Almost every time you fill up your car with gasoline it has 10 to 15 percent ethanol mix in. Ethanol is a biofuel, made from crops like corn, that decreases our dependence on foreign oil, but may not be the best long term solution. Uva Chemistry Professor, Brent Gunnoe says, "If we can develop a catalyst technology that can take natural gas to methanol , then you'll start to see fuels with gasoline blended with methanol in it."
This is the primary goal of the new 11 million dollar Energy Frontier Research Center. "The center itself is actually dispersed over 10 universities, it is centered at the University of Virginia." Over the next 5 years, scientists will work to developing better technology to convert natural gas and methane into higher value liquid fuels.

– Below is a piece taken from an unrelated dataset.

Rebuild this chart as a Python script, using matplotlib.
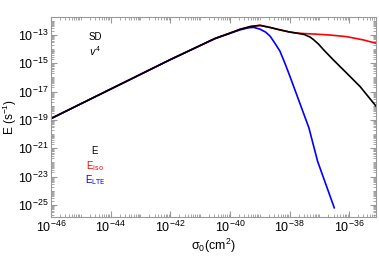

Gunnoe says, "Natural gas is not a carbon neutral resource, but is a resource that has more energy potential per unit of carbon, per molecule of carbon dioxide emitted, than coal or petroleum for example."
Right now this technology exists but is very cost and energy intensive. Gunnoe added, "If alternative technologies could be developed to make this process more economically viable, more environmentally friendly, and less energy intensive it could really open the door to a large new resource base."
Gunnoe says that it may take years before we see methanol mixed with our gasoline but this research is an important step in the search for the perfect alternative energy source.